Politique budgétaire: flexible, mais aussi rapide?
La dégradation des perspectives économiques a pour effet de remettre à l'avant-plan le rôle que peut jouer la politique économique. Les banquiers centraux ont ainsi rapidement laissé entendre qu'ils étaient disposés à soutenir l'économie. Aux États-Unis, la Fed a d'ailleurs déjà joint le geste à la parole en abaissant son taux directeur en fin juillet. En Europe, la président de la BCE, Mario Draghi, ne rate jamais une occasion de dire que la banque se tient également prête. Mais ce dernier tient néanmoins un discours légèrement plus nuancé et pointe notamment aussi le rôle de la politique budgétaire en cas de nouvel affaiblissement de la conjoncture.
On est en effet en droit de s'interroger sur la pertinence d'un nouvel assouplissement de la politique monétaire dans la zone euro. Contrairement à la Fed, la BCE n'a plus relevé son taux directeur depuis des années. Ce dernier se trouve par conséquent toujours à un plancher historique. Une nouvelle baisse aurait-elle dès lors un sens? La politique monétaire est parfois comparée à une corde avec laquelle il est possible de freiner une charrette qui roule trop vite, mais qui n'est d'aucune utilité lorsqu'il s'agit de pousser une charrette à l'arrêt. Une banque centrale peut en effet ralentir le rythme de la croissance économique avec des hausses de taux, mais l'effet stimulant des baisses de taux sur la croissance est en revanche moins évident. Draghi croit visiblement beaucoup à l'efficacité de la politique monétaire, mais son allusion au rôle de la politique budgétaire laisse peut-être entrevoir certains doutes.
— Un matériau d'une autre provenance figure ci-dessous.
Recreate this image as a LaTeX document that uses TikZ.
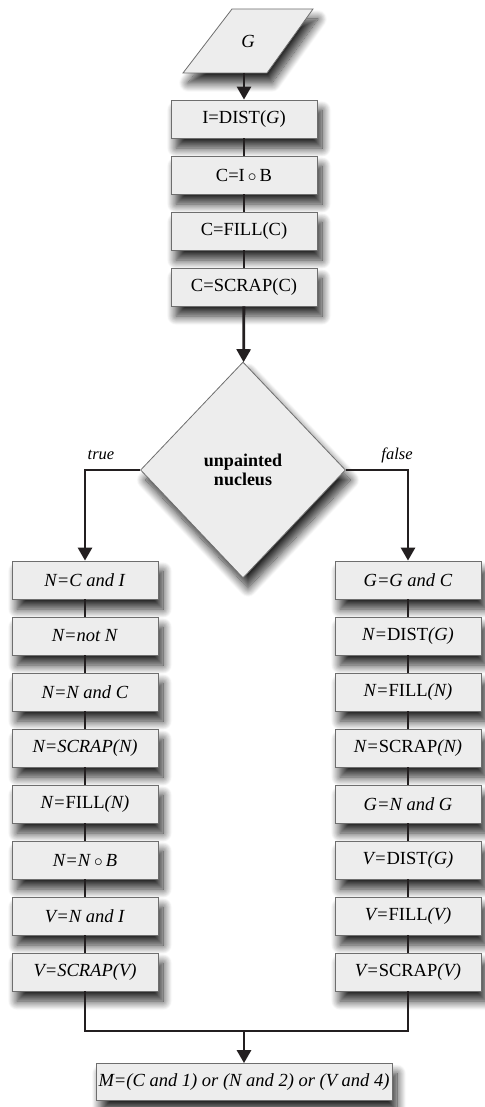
\documentclass[tikz,border=0pt]{standalone}
\usepackage{fontspec}
\setmainfont{Liberation Serif}
\usetikzlibrary{arrows.meta,shapes.geometric,shadows.blur}
\definecolor{boxfill}{HTML}{EDEDED}
\definecolor{boxline}{HTML}{6E6E6E}
\definecolor{flowline}{HTML}{231F20}
\tikzset{
  shade/.style={blur shadow={shadow xshift=5pt, shadow yshift=-10pt, shadow blur radius=9pt, shadow blur steps=14, shadow opacity=85}},
  stepbox/.style={draw=boxline, line width=0.8pt, fill=boxfill, shade, minimum width=146pt, minimum height=38pt, inner sep=0pt, font=\fontsize{18.5}{20}\selectfont},
  decision/.style={diamond, draw=boxline, line width=0.8pt, fill=boxfill, shade, minimum width=205pt, minimum height=216pt, aspect=0.95, inner sep=0pt, align=center, font=\fontsize{18}{19}\selectfont\bfseries},
  flow/.style={line width=2.8pt, draw=flowline},
  go/.style={flow, -{Triangle[width=14pt,length=13pt]}},
  branch/.style={font=\fontsize{16.5}{18}\selectfont\itshape}
}
\begin{document}
\begin{tikzpicture}[x=1pt,y=-1pt]
\useasboundingbox (0,0) rectangle (484,1107);

\draw[draw=boxline, line width=0.8pt, fill=boxfill, shade] (183,73) -- (232,9) -- (313,9) -- (267,73) -- cycle;
\node[font=\fontsize{18.5}{20}\selectfont] (g) at (248,41) {\textit{G}};
\coordinate (gbot) at (244,73);

\node[stepbox] (b1) at (244,119) {I=DIST(\textit{G})};
\node[stepbox] (b2) at (244,175) {C=I\,$\circ$\,B};
\node[stepbox] (b3) at (244,231) {C=FILL(C)};
\node[stepbox] (b4) at (244,287) {C=SCRAP(C)};

\node[decision] (d) at (243,470) {unpainted\\nucleus};

\node[stepbox] (l1) at (85,580) {\textit{N=C and I}};
\node[stepbox] (l2) at (85,636) {\textit{N=not N}};
\node[stepbox] (l3) at (85,692) {\textit{N=N and C}};
\node[stepbox] (l4) at (85,748) {\textit{N=SCRAP(N)}};
\node[stepbox] (l5) at (85,804) {\textit{N=}FILL\textit{(N)}};
\node[stepbox] (l6) at (85,860) {\textit{N=N}\,$\circ$\,\textit{B}};
\node[stepbox] (l7) at (85,916) {\textit{V=N and I}};
\node[stepbox] (l8) at (85,972) {\textit{V=SCRAP(V)}};

\node[stepbox] (r1) at (408,580) {\textit{G=G and C}};
\node[stepbox] (r2) at (408,636) {\textit{N=}DIST\textit{(G)}};
\node[stepbox] (r3) at (408,692) {\textit{N=}FILL\textit{(N)}};
\node[stepbox] (r4) at (408,748) {\textit{N=}SCRAP\textit{(N)}};
\node[stepbox] (r5) at (408,804) {\textit{G=N and G}};
\node[stepbox] (r6) at (408,860) {\textit{V=}DIST\textit{(G)}};
\node[stepbox] (r7) at (408,916) {\textit{V=}FILL\textit{(V)}};
\node[stepbox] (r8) at (408,972) {\textit{V=}SCRAP\textit{(V)}};

\node[stepbox, minimum width=296pt, minimum height=37pt] (m) at (244,1082) {\textit{M=(C and 1) or (N and 2) or (V and 4)}};

\node[branch] (t) at (101,455) {true};
\node[branch] (f) at (397,455) {false};
\coordinate (join) at (244,1031);

\draw[go] (gbot) -- (b1);
\draw[flow] (b1) -- (b2);
\draw[flow] (b2) -- (b3);
\draw[flow] (b3) -- (b4);
\draw[go] (b4) -- (d);

\draw[go] (d.west) -| (l1);
\draw[go] (d.east) -| (r1);

\draw[flow] (l1) -- (l2);
\draw[flow] (l2) -- (l3);
\draw[flow] (l3) -- (l4);
\draw[flow] (l4) -- (l5);
\draw[flow] (l5) -- (l6);
\draw[flow] (l6) -- (l7);
\draw[flow] (l7) -- (l8);

\draw[flow] (r1) -- (r2);
\draw[flow] (r2) -- (r3);
\draw[flow] (r3) -- (r4);
\draw[flow] (r4) -- (r5);
\draw[flow] (r5) -- (r6);
\draw[flow] (r6) -- (r7);
\draw[flow] (r7) -- (r8);

\draw[flow] (l8) |- (join) -| (r8);
\draw[go] (join) -- (m);
\end{tikzpicture}
\end{document}
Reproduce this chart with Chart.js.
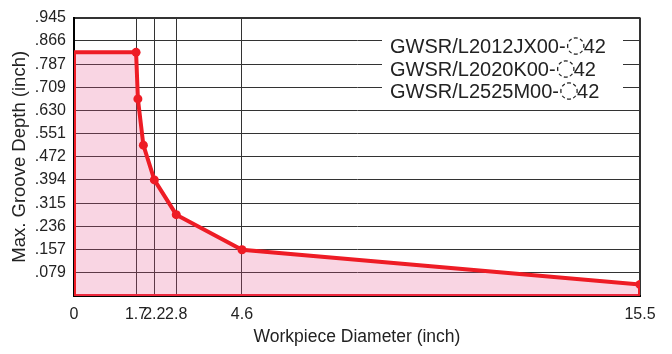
<!DOCTYPE html>
<html>
<head>
<meta charset="utf-8">
<title>Max. Groove Depth</title>
<script src="https://cdn.jsdelivr.net/npm/chart.js@4.4.1/dist/chart.umd.min.js"></script>
<style>
  html, body { margin: 0; padding: 0; background: #fff; }
  #wrap { width: 672px; height: 354px; }
</style>
</head>
<body>
<div id="wrap"><canvas id="chart" width="672" height="354"></canvas></div>
<script>
// workpiece diameter (inch) -> max groove depth (inch), outline of the usable area
const diameter = [0, 0, 1.7, 1.75, 1.9, 2.2, 2.8, 4.6, 15.5, 15.5]
const depth = [0, 0.827, 0.827, 0.669, 0.512, 0.394, 0.276, 0.157, 0.039, 0]

// tick marks
const xTicks = [0, 1.7, 2.2, 2.8, 4.6, 15.5]
const yTicks = [0.079, 0.157, 0.236, 0.315, 0.394, 0.472, 0.551, 0.630, 0.709, 0.787, 0.866, 0.945]
const yLabels = ['.079', '.157', '.236', '.315', '.394', '.472', '.551', '.630', '.709', '.787', '.866', '.945']

// holder names shown in the box: prefix + placeholder + suffix
const holders = ['GWSR/L2012JX00-', 'GWSR/L2020K00-', 'GWSR/L2525M00-']
const holderMark = '\u25CC'
const holderSuffix = '42'

const RED = '#ee1c25'
const FONT = "'Liberation Sans', Arial, sans-serif"

const outline = diameter.map((x, i) => ({ x: x, y: depth[i] }))

//holder list box, drawn over the grid
const holderBox = {
  id: 'holderBox',
  beforeDatasetsDraw(chart) {
    const c = chart.ctx
    c.save()
    c.fillStyle = '#fff'
    c.fillRect(382, 30, 241, 74)
    c.fillStyle = '#222'
    c.textBaseline = 'alphabetic'
    holders.forEach((h, i) => {
      const y = 53 + i * 22.5
      let x = 390
      c.font = '20px ' + FONT
      c.fillText(h, x, y)
      x += c.measureText(h).width
      c.font = "23px 'DejaVu Sans', sans-serif"
      c.fillText(holderMark, x, y - 1)
      x += c.measureText(holderMark).width - 2
      c.font = '20px ' + FONT
      c.fillText(holderSuffix, x, y)
    })
    c.restore()
  }
}

const ctx = document.getElementById('chart').getContext('2d')
const myChart = new Chart(ctx, {
  type: 'line',
  data: {
    datasets: [{
      data: outline,
      borderColor: RED,
      borderWidth: 4,
      backgroundColor: 'rgba(232, 80, 140, 0.24)',
      fill: 'origin',
      tension: 0,
      pointRadius: c => (c.dataIndex >= 2 && c.dataIndex <= 8) ? 4.5 : 0,
      pointBackgroundColor: RED,
      pointBorderColor: RED,
      pointBorderWidth: 0
    }, {
      // bottom edge of the area
      data: [{ x: 0, y: 0 }, { x: 15.5, y: 0 }],
      borderColor: RED,
      borderWidth: 4,
      pointRadius: 0,
      fill: false
    }]
  },
  options: {
    responsive: false,
    animation: false,
    layout: { padding: { left: 0, right: 32, top: 14, bottom: 0 } },
    plugins: {
      legend: { display: false },
      tooltip: { enabled: false }
    },
    scales: {
      x: {
        type: 'linear',
        min: 0,
        max: 15.5,
        afterBuildTicks: s => { s.ticks = xTicks.map(v => ({ value: v })) },
        afterFit: s => { s.height = 58 },
        ticks: {
          autoSkip: false,
          maxRotation: 0,
          padding: 9,
          color: '#222',
          font: { family: FONT, size: 16 },
          callback: v => String(v)
        },
        grid: {
          drawTicks: false,
          color: '#333',
          lineWidth: c => (c.tick && c.tick.value === 15.5) ? 2 : 1
        },
        border: { display: true, color: '#000', width: 2 },
        title: {
          display: true,
          text: 'Workpiece Diameter (inch)',
          color: '#222',
          font: { family: FONT, size: 17.5 },
          padding: { top: 0, bottom: 6 }
        }
      },
      y: {
        type: 'linear',
        min: 0,
        max: 0.945,
        afterBuildTicks: s => { s.ticks = [0].concat(yTicks).map(v => ({ value: v })) },
        afterFit: s => { s.width = 74 },
        ticks: {
          padding: 8,
          color: '#222',
          font: { family: FONT, size: 16 },
          callback: v => {
            const i = yTicks.indexOf(v)
            return i < 0 ? '' : yLabels[i]
          }
        },
        grid: {
          drawTicks: false,
          color: '#333',
          lineWidth: c => (c.tick && c.tick.value === 0.945) ? 2 : 1
        },
        border: { display: true, color: '#000', width: 2 },
        title: {
          display: true,
          text: 'Max. Groove Depth (inch)',
          color: '#222',
          font: { family: FONT, size: 18.5 },
          padding: { top: 9, bottom: 0 }
        }
      }
    }
  },
  plugins: [holderBox]
})
</script>
</body>
</html>
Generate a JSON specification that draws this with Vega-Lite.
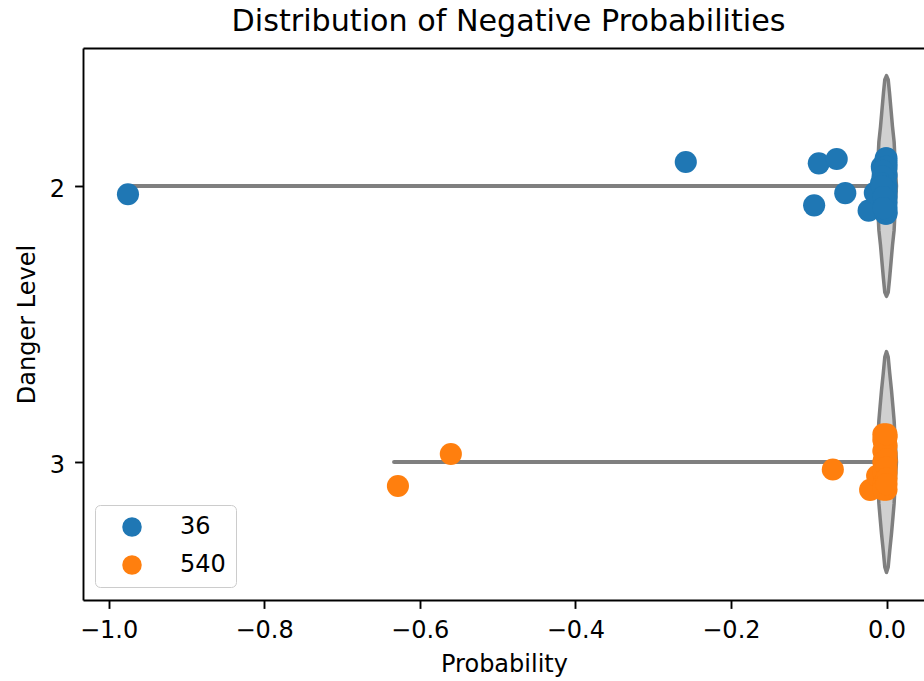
{
  "$schema": "https://vega.github.io/schema/vega-lite/v6.json",
  "width": 841,
  "height": 552,
  "autosize": {"type": "none"},
  "padding": {"left": 83, "top": 48, "right": 0, "bottom": 81},
  "background": "white",
  "config": {
    "font": "DejaVu Sans",
    "view": {"stroke": null},
    "axis": {"grid": false}
  },
  "title": {
    "text": "Distribution of Negative Probabilities",
    "fontSize": 30.2,
    "fontWeight": "normal",
    "color": "black",
    "font": "DejaVu Sans",
    "baseline": "alphabetic",
    "offset": 14,
    "dy": 27,
    "dx": 5
  },
  "datasets": {
    "violin": [
      {"level": 2, "x": -0.0128, "lo": 2.0, "hi": 2.0},
      {"level": 2, "x": -0.0115, "lo": 1.94, "hi": 2.06},
      {"level": 2, "x": -0.0098, "lo": 1.84, "hi": 2.16},
      {"level": 2, "x": -0.0077, "lo": 1.785, "hi": 2.215},
      {"level": 2, "x": -0.006, "lo": 1.73, "hi": 2.27},
      {"level": 2, "x": -0.0039, "lo": 1.663, "hi": 2.337},
      {"level": 2, "x": -0.0022, "lo": 1.615, "hi": 2.385},
      {"level": 2, "x": 0.0, "lo": 1.6, "hi": 2.4},
      {"level": 2, "x": 0.0022, "lo": 1.615, "hi": 2.385},
      {"level": 2, "x": 0.0039, "lo": 1.663, "hi": 2.337},
      {"level": 2, "x": 0.006, "lo": 1.73, "hi": 2.27},
      {"level": 2, "x": 0.0077, "lo": 1.785, "hi": 2.215},
      {"level": 2, "x": 0.0098, "lo": 1.84, "hi": 2.16},
      {"level": 2, "x": 0.0115, "lo": 1.94, "hi": 2.06},
      {"level": 2, "x": 0.0128, "lo": 2.0, "hi": 2.0},
      {"level": 3, "x": -0.0128, "lo": 3.0, "hi": 3.0},
      {"level": 3, "x": -0.0115, "lo": 2.94, "hi": 3.06},
      {"level": 3, "x": -0.0098, "lo": 2.85, "hi": 3.15},
      {"level": 3, "x": -0.0083, "lo": 2.8, "hi": 3.2},
      {"level": 3, "x": -0.0064, "lo": 2.74, "hi": 3.26},
      {"level": 3, "x": -0.0042, "lo": 2.68, "hi": 3.32},
      {"level": 3, "x": -0.0022, "lo": 2.62, "hi": 3.38},
      {"level": 3, "x": 0.0, "lo": 2.6, "hi": 3.4},
      {"level": 3, "x": 0.0022, "lo": 2.62, "hi": 3.38},
      {"level": 3, "x": 0.0042, "lo": 2.68, "hi": 3.32},
      {"level": 3, "x": 0.0064, "lo": 2.74, "hi": 3.26},
      {"level": 3, "x": 0.0083, "lo": 2.8, "hi": 3.2},
      {"level": 3, "x": 0.0098, "lo": 2.85, "hi": 3.15},
      {"level": 3, "x": 0.0115, "lo": 2.94, "hi": 3.06},
      {"level": 3, "x": 0.0128, "lo": 3.0, "hi": 3.0}
    ],
    "whisker": [
      {"level": 2, "xmin": -0.975, "xmax": 0.0},
      {"level": 3, "xmin": -0.633, "xmax": 0.0}
    ],
    "points": [
      {"group": "36", "prob": -0.975, "pos": 2.03},
      {"group": "36", "prob": -0.258, "pos": 1.913},
      {"group": "36", "prob": -0.087, "pos": 1.918},
      {"group": "36", "prob": -0.064, "pos": 1.902},
      {"group": "36", "prob": -0.053, "pos": 2.026},
      {"group": "36", "prob": -0.093, "pos": 2.07},
      {"group": "36", "prob": -0.023, "pos": 2.089},
      {"group": "36", "prob": -0.015, "pos": 2.025},
      {"group": "36", "prob": -0.006, "pos": 1.93},
      {"group": "36", "prob": -0.001, "pos": 1.9},
      {"group": "36", "prob": 0.0, "pos": 1.915},
      {"group": "36", "prob": -0.0005, "pos": 1.94},
      {"group": "36", "prob": 0.0, "pos": 1.96},
      {"group": "36", "prob": -0.001, "pos": 1.98},
      {"group": "36", "prob": 0.0, "pos": 2.0},
      {"group": "36", "prob": -0.002, "pos": 2.01},
      {"group": "36", "prob": 0.0, "pos": 2.04},
      {"group": "36", "prob": -0.001, "pos": 2.06},
      {"group": "36", "prob": 0.0, "pos": 2.08},
      {"group": "36", "prob": -0.0015, "pos": 2.1},
      {"group": "36", "prob": 0.0, "pos": 2.095},
      {"group": "36", "prob": -0.003, "pos": 2.05},
      {"group": "36", "prob": -0.0005, "pos": 1.925},
      {"group": "36", "prob": 0.0, "pos": 1.9},
      {"group": "36", "prob": 0.0, "pos": 1.93},
      {"group": "36", "prob": 0.0, "pos": 2.02},
      {"group": "36", "prob": 0.0, "pos": 2.06},
      {"group": "36", "prob": 0.0, "pos": 2.1},
      {"group": "36", "prob": -0.005, "pos": 1.945},
      {"group": "36", "prob": -0.005, "pos": 1.965},
      {"group": "36", "prob": -0.007, "pos": 1.99},
      {"group": "36", "prob": -0.006, "pos": 2.0},
      {"group": "36", "prob": -0.004, "pos": 2.04},
      {"group": "36", "prob": -0.004, "pos": 2.08},
      {"group": "540", "prob": -0.628, "pos": 3.087},
      {"group": "540", "prob": -0.56, "pos": 2.971},
      {"group": "540", "prob": -0.069, "pos": 3.027},
      {"group": "540", "prob": -0.021, "pos": 3.101},
      {"group": "540", "prob": -0.012, "pos": 3.05},
      {"group": "540", "prob": -0.004, "pos": 2.9},
      {"group": "540", "prob": -0.003, "pos": 2.93},
      {"group": "540", "prob": 0.0, "pos": 2.91},
      {"group": "540", "prob": -0.002, "pos": 2.95},
      {"group": "540", "prob": 0.0, "pos": 2.97},
      {"group": "540", "prob": -0.003, "pos": 2.99},
      {"group": "540", "prob": 0.0, "pos": 3.0},
      {"group": "540", "prob": -0.002, "pos": 3.02},
      {"group": "540", "prob": 0.0, "pos": 3.04},
      {"group": "540", "prob": -0.003, "pos": 3.06},
      {"group": "540", "prob": -0.001, "pos": 3.08},
      {"group": "540", "prob": 0.0, "pos": 3.1},
      {"group": "540", "prob": -0.003, "pos": 3.09},
      {"group": "540", "prob": 0.0, "pos": 2.94},
      {"group": "540", "prob": -0.004, "pos": 2.92},
      {"group": "540", "prob": -0.004, "pos": 2.96},
      {"group": "540", "prob": -0.004, "pos": 3.0},
      {"group": "540", "prob": -0.004, "pos": 3.04},
      {"group": "540", "prob": -0.004, "pos": 3.08},
      {"group": "540", "prob": -0.004, "pos": 3.1},
      {"group": "540", "prob": 0.0, "pos": 2.9},
      {"group": "540", "prob": 0.0, "pos": 2.99},
      {"group": "540", "prob": 0.0, "pos": 3.02},
      {"group": "540", "prob": 0.0, "pos": 3.06},
      {"group": "540", "prob": 0.0, "pos": 3.08}
    ]
  },
  "resolve": {"scale": {"x": "shared", "y": "shared"}, "axis": {"x": "independent", "y": "independent"}},
  "layer": [
    {
      "data": {"name": "violin"},
      "mark": {"type": "area", "orient": "vertical", "fill": "#d0d0d0", "stroke": "#7f7f7f", "strokeWidth": 3.5, "strokeJoin": "round"},
      "encoding": {
        "x": {
          "field": "x", "type": "quantitative",
          "scale": {"domain": [-1.0328, 0.0482], "nice": false, "zero": false},
          "axis": {"orient": "top", "labels": false, "ticks": false, "title": null, "domain": true, "domainColor": "black", "domainWidth": 1.9}
        },
        "y": {
          "field": "lo", "type": "quantitative",
          "scale": {"domain": [1.5, 3.5], "reverse": true, "nice": false, "zero": false},
          "axis": {
            "values": [2, 3], "format": "d",
            "title": "Danger Level",
            "domainColor": "black", "domainWidth": 1.9,
            "tickColor": "black", "tickWidth": 1.9, "tickSize": 8.4,
            "labelFont": "DejaVu Sans", "labelFontSize": 24, "labelColor": "black",
            "labelPadding": 10, "labelOffset": 3,
            "titleFont": "DejaVu Sans", "titleFontSize": 24, "titleFontWeight": "normal", "titleColor": "black",
            "titleBaseline": "alphabetic", "titleX": -49, "titleY": 276, "titleAngle": -90
          }
        },
        "y2": {"field": "hi"},
        "detail": {"field": "level"}
      }
    },
    {
      "data": {"name": "whisker"},
      "mark": {"type": "rule", "color": "#7f7f7f", "strokeWidth": 4, "strokeCap": "round"},
      "encoding": {
        "x": {
          "field": "xmin", "type": "quantitative",
          "axis": {
            "values": [-1, -0.8, -0.6, -0.4, -0.2, 0], "format": ".1f",
            "title": "Probability",
            "domainColor": "black", "domainWidth": 1.9,
            "tickColor": "black", "tickWidth": 1.9, "tickSize": 8.4,
            "labelFont": "DejaVu Sans", "labelFontSize": 24, "labelColor": "black",
            "labelPadding": 10.3,
            "titleFont": "DejaVu Sans", "titleFontSize": 24, "titleFontWeight": "normal", "titleColor": "black",
            "titleBaseline": "alphabetic", "titleX": 421, "titleY": 71.5
          }
        },
        "x2": {"field": "xmax"},
        "y": {"field": "level", "type": "quantitative", "axis": null}
      }
    },
    {
      "data": {"name": "points"},
      "mark": {"type": "circle", "size": 490, "opacity": 1},
      "encoding": {
        "x": {"field": "prob", "type": "quantitative", "axis": null},
        "y": {"field": "pos", "type": "quantitative", "axis": null},
        "color": {
          "field": "group", "type": "nominal",
          "scale": {"domain": ["36", "540"], "range": ["#1f77b4", "#ff7f0e"]},
          "legend": {
            "title": null,
            "orient": "none",
            "legendX": 12,
            "legendY": 457,
            "padding": 10,
            "rowPadding": 14,
            "symbolType": "circle",
            "symbolSize": 380,
            "symbolStrokeWidth": 0,
            "symbolOffset": 15,
            "labelOffset": 36,
            "labelFont": "DejaVu Sans",
            "labelFontSize": 24,
            "labelColor": "black",
            "fillColor": "rgba(255,255,255,0.8)",
            "strokeColor": "#cccccc",
            "cornerRadius": 5
          }
        }
      }
    }
  ]
}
L'efficacité des mesures de relance budgétaires peut également être discutée. Souvent, elles sont prises trop tard, elles ne sont pas bien ciblées et elles ne sont pas démantelées suffisamment rapidement. Dans l'UE, il faut en outre tenir compte des règles budgétaires en vigueur et des différences qui existent entre les États membres au niveau de la taille et de la dynamique récente des dettes publiques. Souvent, ce sont les pays qui ne disposent de pratiquement aucune marge (comme l'Italie) qui ont tendance à vouloir trop assouplir leur politique budgétaire, avec le risque d'enfreindre les règles européennes. En acceptant une certaine flexibilité dans l'application de ces règles, la Commission européenne (CE) sortante a réussi à éviter des confrontations trop importantes avec certains gouvernements ces dernières années. Au lendemain de sa nomination à la tête de la CE, Ursula von der Leyen a directement laissé entendre qu'elle ferait preuve de la même flexibilité. Et la politique accommodante de la BCE permettra parallèlement d'éviter que les marchés financiers ne sanctionne trop fortement cette flexibilité.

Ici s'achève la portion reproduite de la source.